**Data segment:**
..............................

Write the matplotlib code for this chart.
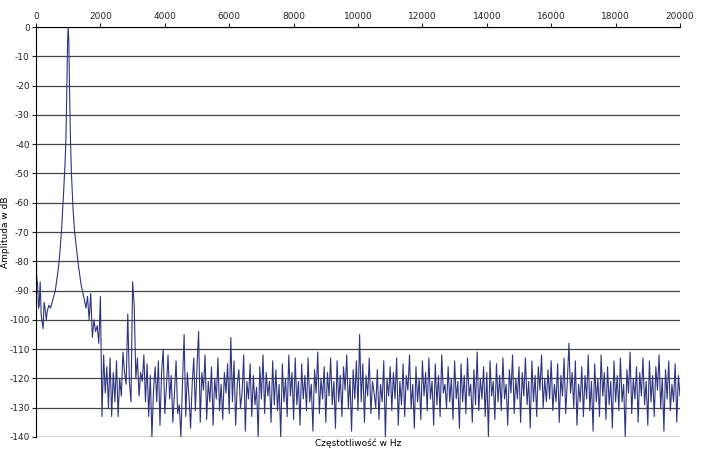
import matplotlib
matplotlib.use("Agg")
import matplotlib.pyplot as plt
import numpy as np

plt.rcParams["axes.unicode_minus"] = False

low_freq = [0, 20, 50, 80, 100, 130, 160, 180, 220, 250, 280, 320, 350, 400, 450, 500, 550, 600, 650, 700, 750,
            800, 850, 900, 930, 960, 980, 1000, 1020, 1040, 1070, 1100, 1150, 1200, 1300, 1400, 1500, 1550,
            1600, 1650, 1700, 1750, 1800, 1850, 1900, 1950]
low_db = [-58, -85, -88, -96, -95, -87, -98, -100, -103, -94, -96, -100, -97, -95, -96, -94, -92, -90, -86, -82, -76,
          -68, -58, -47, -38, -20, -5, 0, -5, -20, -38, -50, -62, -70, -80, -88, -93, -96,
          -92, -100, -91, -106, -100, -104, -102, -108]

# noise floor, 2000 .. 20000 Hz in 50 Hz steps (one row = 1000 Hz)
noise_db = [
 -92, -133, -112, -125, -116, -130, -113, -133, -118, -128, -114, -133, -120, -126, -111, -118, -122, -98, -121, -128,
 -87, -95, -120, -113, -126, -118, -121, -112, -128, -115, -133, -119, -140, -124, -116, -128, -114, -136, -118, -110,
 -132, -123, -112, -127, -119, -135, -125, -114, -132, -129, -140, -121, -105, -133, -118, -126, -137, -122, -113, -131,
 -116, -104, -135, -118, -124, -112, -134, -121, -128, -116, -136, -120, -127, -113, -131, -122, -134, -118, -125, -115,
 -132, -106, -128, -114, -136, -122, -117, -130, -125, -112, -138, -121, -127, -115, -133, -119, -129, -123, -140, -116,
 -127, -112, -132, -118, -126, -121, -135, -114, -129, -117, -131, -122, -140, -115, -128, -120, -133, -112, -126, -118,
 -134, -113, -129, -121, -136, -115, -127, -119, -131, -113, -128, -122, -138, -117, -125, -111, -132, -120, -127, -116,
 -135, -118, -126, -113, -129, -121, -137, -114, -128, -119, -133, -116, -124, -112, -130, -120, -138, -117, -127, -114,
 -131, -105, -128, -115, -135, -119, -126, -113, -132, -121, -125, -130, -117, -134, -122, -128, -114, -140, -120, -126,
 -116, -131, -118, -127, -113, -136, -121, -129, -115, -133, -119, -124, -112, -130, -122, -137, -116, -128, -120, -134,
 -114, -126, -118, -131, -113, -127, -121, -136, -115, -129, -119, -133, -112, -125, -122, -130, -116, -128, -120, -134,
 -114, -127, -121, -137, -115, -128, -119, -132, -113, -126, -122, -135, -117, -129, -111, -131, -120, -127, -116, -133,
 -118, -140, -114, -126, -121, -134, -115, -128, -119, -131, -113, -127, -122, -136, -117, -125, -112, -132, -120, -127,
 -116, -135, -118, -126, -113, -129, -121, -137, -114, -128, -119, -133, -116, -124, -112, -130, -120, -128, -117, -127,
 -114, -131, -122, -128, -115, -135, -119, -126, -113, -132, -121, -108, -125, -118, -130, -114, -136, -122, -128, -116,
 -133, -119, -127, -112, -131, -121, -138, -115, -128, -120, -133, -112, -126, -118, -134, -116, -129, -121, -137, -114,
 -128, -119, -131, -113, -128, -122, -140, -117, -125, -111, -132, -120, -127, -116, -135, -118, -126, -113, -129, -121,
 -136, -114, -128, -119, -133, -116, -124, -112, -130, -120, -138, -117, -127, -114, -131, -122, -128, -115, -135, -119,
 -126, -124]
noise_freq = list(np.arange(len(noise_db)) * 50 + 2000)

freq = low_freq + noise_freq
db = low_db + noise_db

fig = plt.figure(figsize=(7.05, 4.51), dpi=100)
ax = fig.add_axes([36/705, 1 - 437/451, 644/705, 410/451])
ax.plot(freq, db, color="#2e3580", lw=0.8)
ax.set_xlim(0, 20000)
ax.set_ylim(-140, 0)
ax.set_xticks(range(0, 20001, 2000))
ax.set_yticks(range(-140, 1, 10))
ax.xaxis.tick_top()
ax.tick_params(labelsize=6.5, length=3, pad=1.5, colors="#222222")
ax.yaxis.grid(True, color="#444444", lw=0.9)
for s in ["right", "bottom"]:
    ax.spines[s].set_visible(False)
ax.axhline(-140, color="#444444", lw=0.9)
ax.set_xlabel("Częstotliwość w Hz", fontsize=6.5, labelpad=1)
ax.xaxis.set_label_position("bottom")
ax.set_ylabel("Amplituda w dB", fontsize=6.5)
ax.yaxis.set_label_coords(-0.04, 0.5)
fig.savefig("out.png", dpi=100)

..............................

Please reproduce the listing exactly from its opening line through the line that contains "-92, -100, -91, -106, -100, -104, -102, -108]", both included, with all pictures omitted.

Write the matplotlib code for this chart.
import matplotlib
matplotlib.use("Agg")
import matplotlib.pyplot as plt
import numpy as np

plt.rcParams["axes.unicode_minus"] = False

low_freq = [0, 20, 50, 80, 100, 130, 160, 180, 220, 250, 280, 320, 350, 400, 450, 500, 550, 600, 650, 700, 750,
            800, 850, 900, 930, 960, 980, 1000, 1020, 1040, 1070, 1100, 1150, 1200, 1300, 1400, 1500, 1550,
            1600, 1650, 1700, 1750, 1800, 1850, 1900, 1950]
low_db = [-58, -85, -88, -96, -95, -87, -98, -100, -103, -94, -96, -100, -97, -95, -96, -94, -92, -90, -86, -82, -76,
          -68, -58, -47, -38, -20, -5, 0, -5, -20, -38, -50, -62, -70, -80, -88, -93, -96,
          -92, -100, -91, -106, -100, -104, -102, -108]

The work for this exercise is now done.